Des lignes d’écoute sollicitées
Pour tenter de répondre à la souffrance psychologique de la population, les lignes d’appel téléphonique existantes ont été largement sollicitées et de nouveaux numéros d’appel ont été créés pour aider les nombreux citoyens déboussolés par la situation et ceux déjà en difficultés psychologiques avant le Covid. En effet, les consultations auprès des services de santé mentale (SSM) ou des psychologues ont été suspendues en présentiel et, dans certains cas, remplacées par des entretiens téléphoniques ou par vidéo, ce qui n’a pas manqué de perturber le travail en cours. Des prises en charge ont été interrompues. Certains établissements psychiatriques ont dû libérer des lits ou ont prié les patients qui étaient en famille juste avant le confinement d’y rester1.
C’est pourquoi la Ligue bruxelloise pour la santé mentale a mis sur pied un numéro d’appel accessible (le 02/501 01 27.28.29) en soirée et le week-end, pour combler les espaces où les SSM ne pouvaient pas être joints. Les appels au début du confinement portaient davantage sur les risques liés à la maladie, des demandes d’informations sur le virus, la crainte d’avoir été contaminé et émanait plus largement de femmes. Les personnes seules se sont également manifestées pour rompre l’isolement, en grande difficulté due au manque de contact. D’autres encore n’arrivaient plus à joindre leurs praticiens, à avoir accès aux médicaments qu’ils prenaient auparavant. Avec le temps, les appels ont évolué vers des problèmes plus liés à des tensions intrafamiliales ou de couple, de la dépression, de l’épuisement et l’aggravation de troubles psychologiques déjà existants. Selon Geneviève Helson, psychologue au SSM L’Adret ayant assuré par deux fois les permanences téléphoniques de cette ligne, « il a fallu s’informer sur le Covid pour pouvoir répondre aux demandes, mais notre rôle a surtout été de rassurer les appelants traversés par le stress,la colère chez certains, la difficulté à vivre l’éloignement des proches. Ne connaissant pas les appelants, il fallait appréhender rapidement la demande d’aide et voir si la personne disposait de ressources personnelles pour dépasser les sentiments négatifs qu’elle vivait ou s’il fallait l’orienter vers un SSM ou un confrère.
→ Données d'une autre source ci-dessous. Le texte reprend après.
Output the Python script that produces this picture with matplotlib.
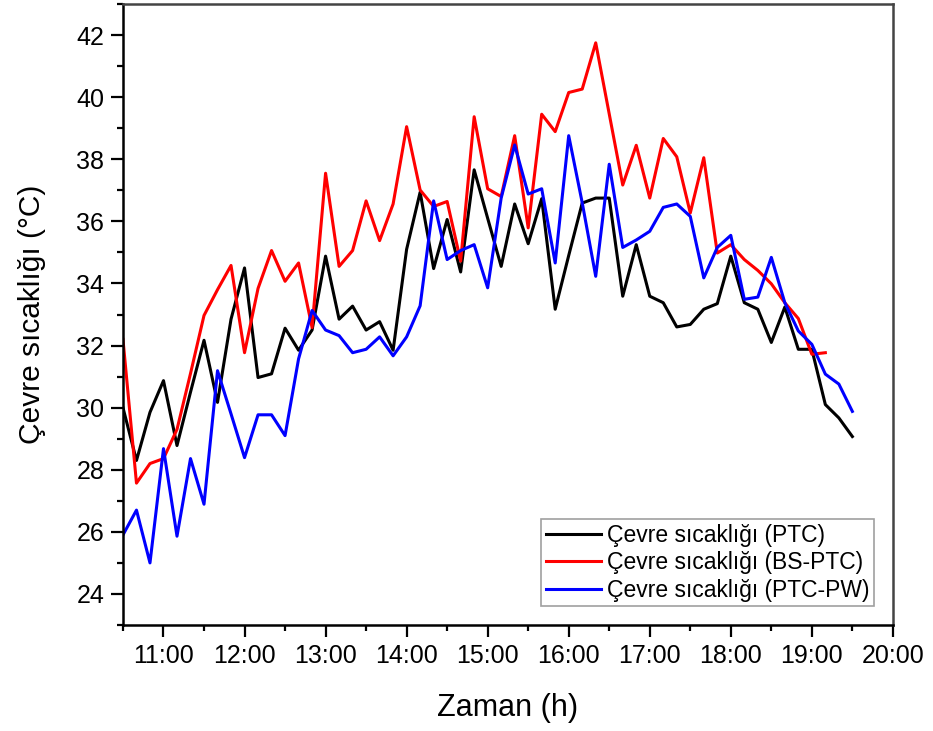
import numpy as np
import matplotlib
matplotlib.use('Agg')
import matplotlib.pyplot as plt
from matplotlib.ticker import MultipleLocator, FuncFormatter

plt.rcParams['font.family'] = ['Liberation Sans', 'DejaVu Sans']

# time in hours, one reading every 10 minutes from 10:30
START_H = 10.5
STEP_H = 1.0 / 6.0

ptc = [30.0, 28.3, 29.85, 30.87, 28.78, 30.5, 32.17, 30.17, 32.85, 34.5,
       30.97, 31.09, 32.56, 31.85, 32.5, 34.88, 32.85, 33.27, 32.5, 32.77,
       31.85, 35.1, 36.94, 34.48, 36.06, 34.37, 37.66, 36.1, 34.55, 36.56,
       35.28, 36.73, 33.17, 34.9, 36.59, 36.75, 36.75, 33.59, 35.25, 33.59,
       33.38, 32.6, 32.68, 33.17, 33.35, 34.88, 33.38, 33.17, 32.1, 33.24,
       31.88, 31.88, 30.1, 29.67, 29.07]

bs_ptc = [32.2, 27.57, 28.2, 28.36, 29.3, 31.1, 32.97, 33.8, 34.58, 31.77,
          33.84, 35.06, 34.07, 34.66, 32.58, 37.55, 34.55, 35.06, 36.66, 35.38,
          36.56, 39.05, 37.01, 36.48, 36.64, 34.72, 39.37, 37.05, 36.8, 38.76,
          35.79, 39.45, 38.89, 40.15, 40.26, 41.75, 39.46, 37.17, 38.45, 36.75,
          38.67, 38.08, 36.27, 38.05, 34.98, 35.25, 34.77, 34.42, 33.99, 33.38,
          32.87, 31.72, 31.77]

ptc_pw = [25.9, 26.7, 25.0, 28.68, 25.86, 28.36, 26.89, 31.19, 29.8, 28.39,
          29.77, 29.77, 29.1, 31.57, 33.13, 32.5, 32.32, 31.77, 31.88, 32.28,
          31.67, 32.28, 33.28, 36.66, 34.77, 35.06, 35.25, 33.86, 36.75, 38.46,
          36.88, 37.05, 34.66, 38.76, 36.6, 34.23, 37.84, 35.16, 35.4, 35.68,
          36.45, 36.56, 36.16, 34.18, 35.16, 35.55, 33.49, 33.56, 34.84, 33.38,
          32.47, 32.04, 31.08, 30.76, 29.88]

labels = ['Çevre sıcaklığı (PTC)', 'Çevre sıcaklığı (BS-PTC)',
          'Çevre sıcaklığı (PTC-PW)']


def times(values):
    return START_H + STEP_H * np.arange(len(values))


fig = plt.figure(figsize=(9.33, 7.31), dpi=100)
ax = fig.add_axes([0.1318, 0.145, 0.957 - 0.1318, 0.9945 - 0.145])

ax.plot(times(ptc), ptc, color='black', lw=2.2, label=labels[0])
ax.plot(times(bs_ptc), bs_ptc, color='#ff0000', lw=2.2, label=labels[1])
ax.plot(times(ptc_pw), ptc_pw, color='#0000ff', lw=2.2, label=labels[2])

ax.set_xlim(10.5, 20)
ax.set_ylim(23, 43)

ax.xaxis.set_major_locator(MultipleLocator(1))
ax.xaxis.set_minor_locator(MultipleLocator(0.5))
ax.xaxis.set_major_formatter(FuncFormatter(lambda v, p: '%d:00' % int(round(v))))
ax.yaxis.set_major_locator(MultipleLocator(2))
ax.yaxis.set_minor_locator(MultipleLocator(1))

ax.tick_params(which='both', direction='out', width=1.6, labelsize=18,
               top=False, right=False)
ax.tick_params(which='major', length=8.5, pad=5)
ax.tick_params(which='minor', length=4)

for side in ['left', 'bottom']:
    ax.spines[side].set_linewidth(1.8)
for side in ['top', 'right']:
    ax.spines[side].set_linewidth(1.8)
    ax.spines[side].set_color('#444444')

ax.set_xlabel('Zaman (h)', fontsize=22, labelpad=18)
ax.set_ylabel('Çevre sıcaklığı (°C)', fontsize=21.5, labelpad=22)

leg = ax.legend(loc='lower right', bbox_to_anchor=(0.975, 0.03), fontsize=16.5,
                frameon=True, fancybox=False, handlelength=2.4,
                handletextpad=0.25, labelspacing=0.2, borderpad=0.2,
                borderaxespad=0)
leg.get_frame().set_edgecolor('#888888')
leg.get_frame().set_linewidth(1.2)

fig.savefig('out.png', dpi=100)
Mais ce qui importait surtout, souligne GenevièreHelson, c’est de nouer le contact rapidement, dans l’urgence, en accueillant l’inquiétude, la détresse de chacun. » Cette ligne a été mise à l’arrêt le 21 juin car les activités des SSM ont repris en présentiel.
Autre exemple de ligne spécialement créée pour l’occasion2 : SOS Parents, à l’initiative d’Isabelle Roskam et Moïra Mikolajczak, spécialistes du burn-out parental à l’UCLouvain. Comme l’explique Tamara Léonard, chargée de l’organisation de la ligne, « dès le 23 mars, cette ligne a été mise en service pour accueillir la détresse des parents confrontés à un confinement avec des enfants. Ce sont surtout des mamans qui ont appelé, dépassées par la multiplication des tâches au domicile : le télétravail, le suivi du travail scolaire des enfants, en plus des tâches ménagères habituelles, qu’elles assument bien souvent aussi. Les tensions familiales et conjugales préexistantes ont été exacerbées et l’existence de troubles de santé mentale n’a rien arrangé. Avec le temps, l’épuisement s’est marqué de plus en plus, notamment avec le déconfinement et des injonctions paradoxales comme un retour au travail des parents alors que les enfants n’allaient pas à l’école, ainsi que les craintes de contamination de ceux-ci avec le retour dans les classes, les garderies et le crèches ».
Parmi les lignes préexistantes au Covid, on peut citer celle du Centre de prévention du suicide (CPS). Comme l’explique Deborah Deseck, chargée de communication du CPS, « le 0800/32 123 a connu beaucoup d’appels, de demandes d’aide avec des conversations intenses et des pics, notamment quand le confinement a été prolongé en avril. Il s’agissait bien de demandes spécifiques par rapport à l’objet de la ligne, le suicide, car les émotions étaient décuplées et les facteurs de protection généralement à l’œuvre en temps normal, comme l’entourage, l’accès aux soins, les contacts sociaux étaient en panne. De nouveaux bénévoles se sont également proposés, mais pour cela il faut être formé : c’est pourquoi nous avons créé des supports de formation en ligne 3. »
Avec l’équipe de psychologues formés à l’accompagnement du deuil après un suicide, deux lignes nouvelles ont également été imaginées par le CPS, avec le soutien de la COCOF et de la Fondation Roi Baudouin : le 0800/20 220 pour les personnes endeuillées suite au Covid, ainsi que le 0800/20 440 pour les personnes ayant des malades dans leur entourage.